From the audience, recalled councilor Leslie Wilde said she believes it is “unnecessary” and “offensive” that the council is going through this hiring process when she believes they have already decided to select Mount Shasta attorney Bob Winston.

Wilde said the same thing happened in January 2010, when the council had already decided to appoint Cherie DuPertuis as a councilor, though they went through a long interview process.

She said it is the council’s right to select whoever they want to represent them as attorney and they should just hire who they want.

Mario Rubino, a former councilor who was recalled in 2010 and a member of the council when DuPertuis was appointed, said there was never an agreement to appoint a specific candidate ahead of time, and the interview process was legitimate.

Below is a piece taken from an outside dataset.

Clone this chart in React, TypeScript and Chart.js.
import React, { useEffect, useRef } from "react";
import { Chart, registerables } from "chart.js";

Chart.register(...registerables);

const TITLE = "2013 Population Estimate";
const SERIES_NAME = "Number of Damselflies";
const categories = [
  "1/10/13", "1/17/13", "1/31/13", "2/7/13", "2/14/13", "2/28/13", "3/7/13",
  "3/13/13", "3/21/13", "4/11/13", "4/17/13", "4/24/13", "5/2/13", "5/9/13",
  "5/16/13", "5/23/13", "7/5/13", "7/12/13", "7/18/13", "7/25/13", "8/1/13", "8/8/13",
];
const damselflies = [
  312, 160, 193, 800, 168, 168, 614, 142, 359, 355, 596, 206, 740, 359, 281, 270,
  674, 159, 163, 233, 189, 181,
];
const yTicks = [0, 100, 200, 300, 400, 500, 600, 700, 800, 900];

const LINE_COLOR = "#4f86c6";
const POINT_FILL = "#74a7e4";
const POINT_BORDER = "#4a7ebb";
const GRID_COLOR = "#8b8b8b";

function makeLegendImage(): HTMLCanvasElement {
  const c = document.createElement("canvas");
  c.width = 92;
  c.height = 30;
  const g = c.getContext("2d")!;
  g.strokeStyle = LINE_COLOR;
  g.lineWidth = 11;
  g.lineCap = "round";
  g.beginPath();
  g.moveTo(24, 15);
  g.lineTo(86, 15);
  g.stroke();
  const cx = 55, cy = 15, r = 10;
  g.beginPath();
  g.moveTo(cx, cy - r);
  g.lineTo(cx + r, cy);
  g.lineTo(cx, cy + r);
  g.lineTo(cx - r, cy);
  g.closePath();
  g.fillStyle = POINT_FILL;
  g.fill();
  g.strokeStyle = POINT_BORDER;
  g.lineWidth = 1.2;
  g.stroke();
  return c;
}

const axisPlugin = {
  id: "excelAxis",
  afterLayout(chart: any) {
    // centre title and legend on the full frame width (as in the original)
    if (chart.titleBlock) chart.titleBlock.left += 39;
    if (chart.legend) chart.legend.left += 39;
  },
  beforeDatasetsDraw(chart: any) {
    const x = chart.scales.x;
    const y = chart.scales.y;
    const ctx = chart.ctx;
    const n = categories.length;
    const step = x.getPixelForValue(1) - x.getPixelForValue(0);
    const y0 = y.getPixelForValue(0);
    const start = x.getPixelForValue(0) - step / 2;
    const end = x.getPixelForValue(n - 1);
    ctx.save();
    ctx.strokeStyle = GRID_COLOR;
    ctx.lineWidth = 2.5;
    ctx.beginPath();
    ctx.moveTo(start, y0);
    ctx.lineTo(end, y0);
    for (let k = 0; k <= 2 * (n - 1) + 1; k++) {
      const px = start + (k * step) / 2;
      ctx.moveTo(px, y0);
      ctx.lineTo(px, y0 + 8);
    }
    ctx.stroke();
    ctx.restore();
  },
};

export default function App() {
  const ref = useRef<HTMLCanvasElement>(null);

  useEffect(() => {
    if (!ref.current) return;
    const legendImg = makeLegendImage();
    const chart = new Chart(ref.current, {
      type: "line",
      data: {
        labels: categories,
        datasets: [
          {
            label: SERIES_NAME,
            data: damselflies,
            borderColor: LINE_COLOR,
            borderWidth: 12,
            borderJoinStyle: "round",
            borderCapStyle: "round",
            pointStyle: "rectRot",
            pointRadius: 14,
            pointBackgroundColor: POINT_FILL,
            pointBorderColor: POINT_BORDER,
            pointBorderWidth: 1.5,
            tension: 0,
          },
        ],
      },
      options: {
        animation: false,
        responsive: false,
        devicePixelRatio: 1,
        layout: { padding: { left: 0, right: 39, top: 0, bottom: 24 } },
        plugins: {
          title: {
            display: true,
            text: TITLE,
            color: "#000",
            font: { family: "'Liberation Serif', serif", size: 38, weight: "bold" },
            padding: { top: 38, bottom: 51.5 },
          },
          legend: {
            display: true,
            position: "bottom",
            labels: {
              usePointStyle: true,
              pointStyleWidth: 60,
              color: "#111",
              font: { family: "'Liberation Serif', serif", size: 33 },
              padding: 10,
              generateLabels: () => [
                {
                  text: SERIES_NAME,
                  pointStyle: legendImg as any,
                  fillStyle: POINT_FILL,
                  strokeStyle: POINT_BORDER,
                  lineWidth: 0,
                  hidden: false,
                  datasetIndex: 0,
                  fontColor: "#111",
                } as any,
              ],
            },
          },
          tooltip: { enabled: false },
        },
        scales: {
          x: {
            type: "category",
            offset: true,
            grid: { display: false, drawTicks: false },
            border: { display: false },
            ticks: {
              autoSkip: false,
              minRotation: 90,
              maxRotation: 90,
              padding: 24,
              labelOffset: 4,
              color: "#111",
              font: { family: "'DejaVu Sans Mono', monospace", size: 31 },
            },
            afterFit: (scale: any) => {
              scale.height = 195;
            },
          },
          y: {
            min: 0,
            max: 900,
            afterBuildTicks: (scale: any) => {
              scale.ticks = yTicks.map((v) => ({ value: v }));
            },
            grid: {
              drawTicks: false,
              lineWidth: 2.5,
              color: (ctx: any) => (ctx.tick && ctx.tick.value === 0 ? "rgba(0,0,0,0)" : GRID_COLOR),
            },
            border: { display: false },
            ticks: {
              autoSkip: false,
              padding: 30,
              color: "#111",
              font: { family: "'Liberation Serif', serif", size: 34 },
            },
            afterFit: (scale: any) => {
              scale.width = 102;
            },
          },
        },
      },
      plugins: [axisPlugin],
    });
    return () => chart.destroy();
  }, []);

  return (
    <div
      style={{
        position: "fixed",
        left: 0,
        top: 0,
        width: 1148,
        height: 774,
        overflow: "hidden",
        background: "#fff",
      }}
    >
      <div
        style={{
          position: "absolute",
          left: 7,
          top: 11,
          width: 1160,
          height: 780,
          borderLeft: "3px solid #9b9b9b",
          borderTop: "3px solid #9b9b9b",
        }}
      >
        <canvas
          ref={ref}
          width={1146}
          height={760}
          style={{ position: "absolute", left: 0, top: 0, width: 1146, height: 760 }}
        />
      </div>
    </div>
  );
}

Bains told the council that Winston is not interested in attorney services for the City of Dunsmuir.

“The city has been a spectacle,” she said.

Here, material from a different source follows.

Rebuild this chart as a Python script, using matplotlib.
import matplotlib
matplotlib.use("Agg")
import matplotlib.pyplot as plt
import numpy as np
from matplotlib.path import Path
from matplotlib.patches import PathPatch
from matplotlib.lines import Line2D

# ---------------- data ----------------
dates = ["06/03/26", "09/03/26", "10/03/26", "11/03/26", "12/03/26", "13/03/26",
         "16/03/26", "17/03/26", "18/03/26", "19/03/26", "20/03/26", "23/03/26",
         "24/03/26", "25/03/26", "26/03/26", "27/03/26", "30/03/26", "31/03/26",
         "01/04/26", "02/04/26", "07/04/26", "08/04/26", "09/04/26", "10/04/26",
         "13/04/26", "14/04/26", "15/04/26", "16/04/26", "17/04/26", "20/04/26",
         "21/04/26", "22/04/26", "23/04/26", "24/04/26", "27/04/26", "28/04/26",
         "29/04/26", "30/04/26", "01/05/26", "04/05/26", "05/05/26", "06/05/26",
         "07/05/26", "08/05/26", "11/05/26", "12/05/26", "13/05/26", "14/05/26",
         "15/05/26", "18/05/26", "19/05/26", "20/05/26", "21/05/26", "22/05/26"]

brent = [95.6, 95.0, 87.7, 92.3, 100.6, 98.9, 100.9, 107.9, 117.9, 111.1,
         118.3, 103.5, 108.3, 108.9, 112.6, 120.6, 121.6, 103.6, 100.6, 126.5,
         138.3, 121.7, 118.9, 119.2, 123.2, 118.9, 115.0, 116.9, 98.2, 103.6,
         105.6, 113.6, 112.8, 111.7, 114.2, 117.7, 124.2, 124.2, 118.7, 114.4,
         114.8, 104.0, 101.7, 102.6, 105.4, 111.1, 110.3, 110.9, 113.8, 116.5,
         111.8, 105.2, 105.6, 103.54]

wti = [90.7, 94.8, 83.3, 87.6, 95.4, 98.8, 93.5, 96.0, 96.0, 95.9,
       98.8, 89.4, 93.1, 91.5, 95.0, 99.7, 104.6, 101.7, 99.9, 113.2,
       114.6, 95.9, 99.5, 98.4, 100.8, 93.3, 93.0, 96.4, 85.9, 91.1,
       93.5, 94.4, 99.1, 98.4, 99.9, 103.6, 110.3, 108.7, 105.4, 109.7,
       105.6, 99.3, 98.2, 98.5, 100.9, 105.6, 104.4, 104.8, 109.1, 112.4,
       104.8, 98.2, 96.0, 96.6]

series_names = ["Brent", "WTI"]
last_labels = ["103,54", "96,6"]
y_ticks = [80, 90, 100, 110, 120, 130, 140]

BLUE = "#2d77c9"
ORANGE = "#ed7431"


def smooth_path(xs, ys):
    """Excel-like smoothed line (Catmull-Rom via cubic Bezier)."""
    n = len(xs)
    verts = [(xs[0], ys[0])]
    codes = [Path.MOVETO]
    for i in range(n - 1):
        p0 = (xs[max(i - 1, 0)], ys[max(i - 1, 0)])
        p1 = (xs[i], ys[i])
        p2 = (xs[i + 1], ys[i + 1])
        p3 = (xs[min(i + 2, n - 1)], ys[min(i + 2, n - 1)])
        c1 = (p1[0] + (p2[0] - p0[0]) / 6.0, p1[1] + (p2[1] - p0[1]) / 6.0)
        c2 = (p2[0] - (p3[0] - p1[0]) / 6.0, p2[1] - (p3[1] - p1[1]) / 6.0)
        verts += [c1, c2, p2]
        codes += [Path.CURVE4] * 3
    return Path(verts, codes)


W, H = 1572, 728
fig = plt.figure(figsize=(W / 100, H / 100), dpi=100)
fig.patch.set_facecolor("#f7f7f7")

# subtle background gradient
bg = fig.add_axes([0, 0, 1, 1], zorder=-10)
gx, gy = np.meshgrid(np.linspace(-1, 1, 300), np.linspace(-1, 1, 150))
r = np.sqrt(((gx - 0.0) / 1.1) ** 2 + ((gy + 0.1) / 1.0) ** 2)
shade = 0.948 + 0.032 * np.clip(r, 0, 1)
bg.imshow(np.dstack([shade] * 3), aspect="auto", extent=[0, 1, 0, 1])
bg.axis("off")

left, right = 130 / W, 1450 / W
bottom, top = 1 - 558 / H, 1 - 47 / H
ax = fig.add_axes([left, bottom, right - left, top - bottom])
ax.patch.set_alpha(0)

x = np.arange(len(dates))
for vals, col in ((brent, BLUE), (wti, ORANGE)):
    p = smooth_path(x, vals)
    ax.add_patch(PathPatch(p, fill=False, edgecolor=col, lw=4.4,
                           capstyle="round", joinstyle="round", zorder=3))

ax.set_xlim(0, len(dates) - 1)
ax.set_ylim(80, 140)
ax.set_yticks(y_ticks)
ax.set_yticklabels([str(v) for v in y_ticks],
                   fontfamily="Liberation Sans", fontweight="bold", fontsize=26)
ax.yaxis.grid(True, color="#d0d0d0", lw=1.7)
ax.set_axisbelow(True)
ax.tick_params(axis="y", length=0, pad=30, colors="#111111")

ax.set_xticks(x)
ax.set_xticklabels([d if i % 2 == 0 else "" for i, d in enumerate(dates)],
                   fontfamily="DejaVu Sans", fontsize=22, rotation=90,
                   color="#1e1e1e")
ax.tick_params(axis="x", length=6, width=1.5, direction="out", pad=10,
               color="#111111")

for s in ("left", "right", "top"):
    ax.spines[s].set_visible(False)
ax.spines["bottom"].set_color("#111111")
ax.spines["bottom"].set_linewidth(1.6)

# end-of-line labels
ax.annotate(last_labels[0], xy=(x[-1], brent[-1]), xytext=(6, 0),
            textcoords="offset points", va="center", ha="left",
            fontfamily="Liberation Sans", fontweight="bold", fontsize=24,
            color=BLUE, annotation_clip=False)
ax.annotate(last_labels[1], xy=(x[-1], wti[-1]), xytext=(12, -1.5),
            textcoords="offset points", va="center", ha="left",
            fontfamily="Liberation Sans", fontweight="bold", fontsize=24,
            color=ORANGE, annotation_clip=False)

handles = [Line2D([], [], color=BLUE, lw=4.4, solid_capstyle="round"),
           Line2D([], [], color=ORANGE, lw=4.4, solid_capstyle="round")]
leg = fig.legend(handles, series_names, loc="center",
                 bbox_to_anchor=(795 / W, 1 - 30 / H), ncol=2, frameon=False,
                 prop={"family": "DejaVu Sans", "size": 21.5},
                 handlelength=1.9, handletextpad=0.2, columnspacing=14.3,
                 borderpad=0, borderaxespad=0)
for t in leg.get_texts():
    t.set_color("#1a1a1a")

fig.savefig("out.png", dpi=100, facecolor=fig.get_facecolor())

Former city manager Alan Harvey said the public process is important and people have the right to have input on the hiring of a city attorney.

Bruce Deutsch said the council has the responsibility to do the will of the people, and he believes Hicks would not have been hired if the public’s wishes were considered.

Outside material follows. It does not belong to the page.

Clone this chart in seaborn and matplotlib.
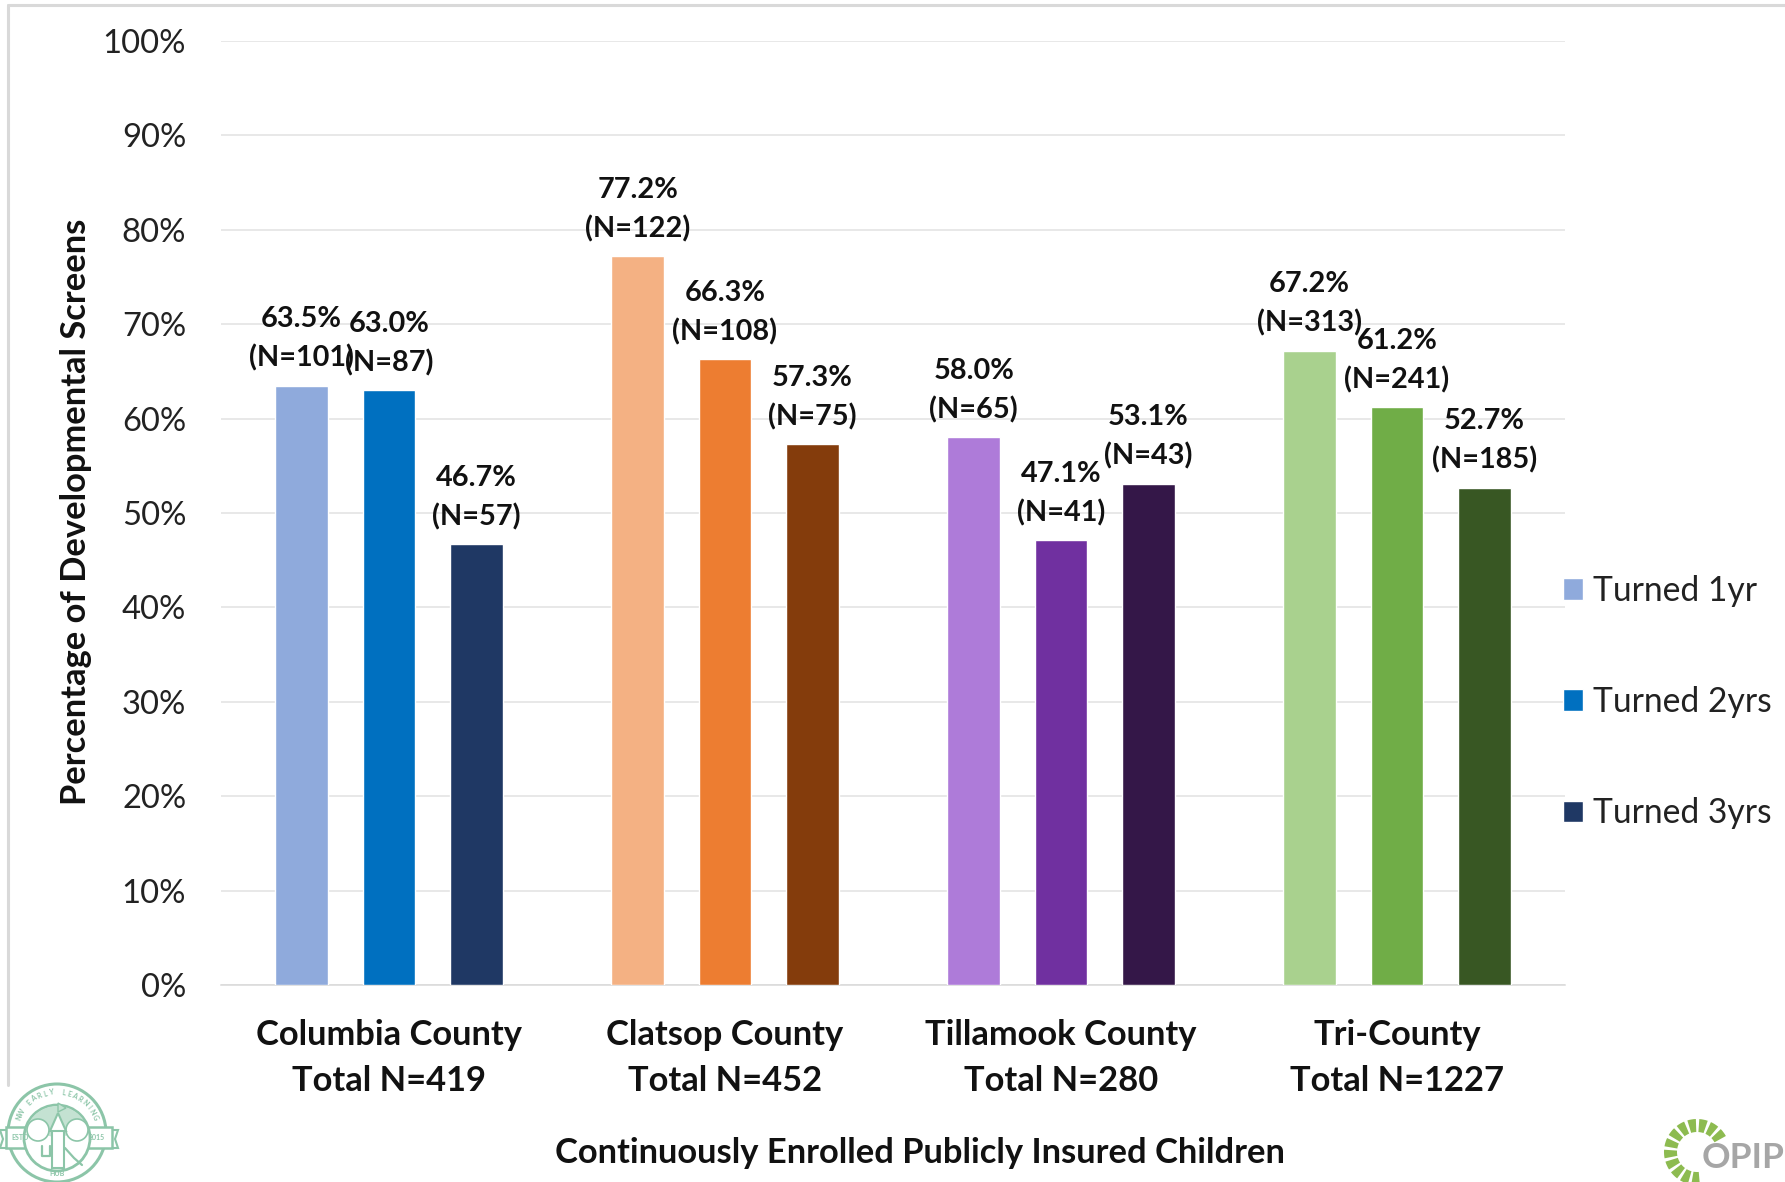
import numpy as np
import pandas as pd
import seaborn as sns
import matplotlib.pyplot as plt
from matplotlib.patches import Circle, Rectangle, Wedge, Polygon

counties = ['Columbia County\nTotal N=419', 'Clatsop County\nTotal N=452',
            'Tillamook County\nTotal N=280', 'Tri-County\nTotal N=1227']
ages = ['Turned 1yr', 'Turned 2yrs', 'Turned 3yrs']

turned_1yr = [63.5, 77.2, 58.0, 67.2]
turned_2yrs = [63.0, 66.3, 47.1, 61.2]
turned_3yrs = [46.7, 57.3, 53.1, 52.7]

n_1yr = [101, 122, 65, 313]
n_2yrs = [87, 108, 41, 241]
n_3yrs = [57, 75, 43, 185]

colors_1yr = ['#8FAADC', '#F4B183', '#AE7BD9', '#A9D18E']
colors_2yrs = ['#0070C0', '#ED7D31', '#7030A0', '#70AD47']
colors_3yrs = ['#1F3864', '#843C0C', '#341748', '#385723']

y_ticks = list(range(0, 101, 10))

df = pd.DataFrame({
    'county': counties * 3,
    'age': [a for a in ages for _ in counties],
    'pct': turned_1yr + turned_2yrs + turned_3yrs,
})

sns.set_theme(style='white')
plt.rcParams['font.family'] = ['Lato', 'DejaVu Sans']

W, H = 1785, 1182
fig = plt.figure(figsize=(W / 100, H / 100), dpi=100)

# pixel coordinate layer for the frame and the two logos (y runs downwards)
bg = fig.add_axes([0, 0, 1, 1], zorder=0)
bg.set_xlim(0, W)
bg.set_ylim(H, 0)
bg.axis('off')
bg.plot([8, 8], [5, 1085], color='#D9D9D9', lw=2.2)
bg.plot([8, W], [5, 5], color='#D9D9D9', lw=2.2)

# NW Early Learning Hub logo
green = '#8CC5A8'
bg.add_patch(Circle((57, 1133), 49, fc='white', ec=green, lw=2.2))
bg.add_patch(Polygon([(0, 1130), (7, 1130), (7, 1148), (0, 1148), (3, 1139)], fc='white', ec=green, lw=1.5))
bg.add_patch(Polygon([(118, 1130), (111, 1130), (111, 1148), (118, 1148), (115, 1139)], fc='white', ec=green, lw=1.5))
bg.add_patch(Rectangle((6, 1127), 106, 21, fc='white', ec=green, lw=1.8))
bg.add_patch(Circle((57, 1138), 33, fc='white', ec=green, lw=2))
bg.add_patch(Wedge((57, 1138), 32, 195, 345, fc='#C4E2D2', ec='none'))
bg.add_patch(Circle((38, 1130), 11, fc='white', ec=green, lw=1.2))
bg.add_patch(Circle((77, 1130), 11, fc='white', ec=green, lw=1.2))
bg.add_patch(Rectangle((52, 1130), 12, 38, fc='white', ec=green, lw=1.5))
bg.add_patch(Polygon([(58, 1113), (50, 1131), (66, 1131)], fc='white', ec=green, lw=1.5))
bg.add_patch(Polygon([(58, 1112), (58, 1103), (66, 1108)], fc='#C4E2D2', ec=green, lw=1))
bg.plot([42, 42, 50, 50], [1146, 1156, 1156, 1146], color=green, lw=1.6)
bg.plot([65, 74, 82], [1148, 1158, 1165], color=green, lw=1.6)
bg.text(20, 1138, 'ESTD', fontsize=5, color=green, ha='center', va='center', weight='bold')
bg.text(97, 1138, '2015', fontsize=5, color=green, ha='center', va='center', weight='bold')
bg.text(57, 1173, 'HUB', fontsize=5, color=green, ha='center', va='center', weight='bold')
arc_text = 'NW EARLY LEARNING'
for i, ch in enumerate(arc_text):
    a = np.radians(-90 + (i - (len(arc_text) - 1) / 2) * 8.5)
    bg.text(57 + 41 * np.cos(a), 1133 + 41 * np.sin(a), ch, fontsize=5, color=green, weight='bold',
            ha='center', va='center', rotation=-np.degrees(a) - 90)

# OPIP logo
for start in range(85, 320, 21):
    bg.add_patch(Wedge((1697, 1152), 33, start, start + 15, width=13, fc='#8DBB50', ec='none'))
bg.text(1743, 1158, 'OPIP', fontsize=25.5, color='#A6A6A6', ha='center', va='center', weight='bold')

ax = fig.add_axes([221 / W, 1 - 985 / H, 1344 / W, 944 / H], zorder=1)
ax.patch.set_alpha(0)

sns.barplot(data=df, x='county', y='pct', hue='age', order=counties, hue_order=ages,
            palette=[colors_1yr[0], colors_2yrs[0], colors_3yrs[0]],
            width=0.78, gap=0.40, saturation=1, ax=ax, zorder=3)

all_colors = [colors_1yr, colors_2yrs, colors_3yrs]
all_vals = [turned_1yr, turned_2yrs, turned_3yrs]
all_n = [n_1yr, n_2yrs, n_3yrs]
for container, cols, vals, ns in zip(ax.containers, all_colors, all_vals, all_n):
    for bar, c, v, n in zip(container, cols, vals, ns):
        bar.set_facecolor(c)
        ax.annotate(f'{v:.1f}%\n(N={n})', (bar.get_x() + bar.get_width() / 2, bar.get_height()),
                    xytext=(0, 10), textcoords='offset points', ha='center', va='bottom',
                    fontsize=20.8, weight='bold', color='#111111', linespacing=1.56, zorder=5)

ax.set_xlim(-0.5, 3.5)
ax.set_ylim(0, 100)
ax.set_yticks(y_ticks)
ax.set_yticklabels([f'{t}%' for t in y_ticks])
ax.yaxis.grid(True, color='#E2E2E2', lw=1.1)
ax.set_axisbelow(True)
for side in ['top', 'right', 'left']:
    ax.spines[side].set_visible(False)
ax.spines['bottom'].set_color('#D9D9D9')
ax.spines['bottom'].set_linewidth(1.1)
ax.tick_params(axis='y', length=0, pad=25, labelsize=23.6, labelcolor='#222222')
ax.tick_params(axis='x', length=0, pad=24.5, labelsize=24.8)
for lab in ax.get_xticklabels():
    lab.set_fontweight('bold')
    lab.set_color('#111111')
    lab.set_linespacing(1.52)

ax.set_xlabel('Continuously Enrolled Publicly Insured Children', fontsize=24.8, weight='bold',
              color='#111111', va='center')
ax.xaxis.set_label_coords(0.52, -0.178)
ax.set_ylabel('Percentage of Developmental Screens', fontsize=24.8, weight='bold',
              color='#111111', va='center')
ax.yaxis.set_label_coords(-0.108, 0.5016)

ax.legend(loc='center left', bbox_to_anchor=(1563 / W, 1 - 702 / H), bbox_transform=fig.transFigure,
          frameon=False, fontsize=24.2, labelcolor='#222222', handlelength=0.6, handleheight=0.6,
          handletextpad=0.28, labelspacing=2.36, borderpad=0, borderaxespad=0)

fig.savefig('out.png', dpi=100)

Maralee Wofford said an attorney’s qualifications are the most important thing, and where he or she lives shouldn’t be a consideration.

Carol LaVarde said she hopes gossip, rumors, and backstabbing will stop.

Linda Gnesa pointed out that Hicks offered to go through the hiring process, but three days later he was appointed without any interviews.

When it came time for the council to speak, Welch told Hicks, “I appreciate the good work you’ve done under these circumstances.”

Welch said he didn’t know Hicks before his hire, but at the time was certain Dunsmuir needed a local attorney.

“The process Mr. Hicks offered to submit himself to (for the) hiring process would have been much more appropriate,” Welch said. “I’m encouraged that people have come out and made it so clear what their interest is.”

Keisler thanked Hicks for his work and suggested that he submit an RFP.

Welch asked if there are any “trailing matters” that might require representation until the city can find a new attorney.

“There is the matter of the lawsuit,” said Bains, referring to a suit brought by David Fabbrini that alleges civil rights violations for canceling council meetings, thereby not allowing him to speak during public comment. “I myself am being sued, along with the mayor and the city. SCORE is picking up that lawsuit,” Bains said.

At the end of the meeting, Keisler asked Bains, “Before I adjourn this meeting, I just want to ask, did Mr. Hicks submit a bill today?” He asked the amount of the bill.

“I will be showing the city council, but I believe that our legal expenses from this latest contract have doubled what our budget was for the year,” Bains replied.

Next meeting

The council will meet next for a regular meeting this Thursday, June 19, at 6 p.m. at the Community Building, 4835 Dunsmuir Avenue.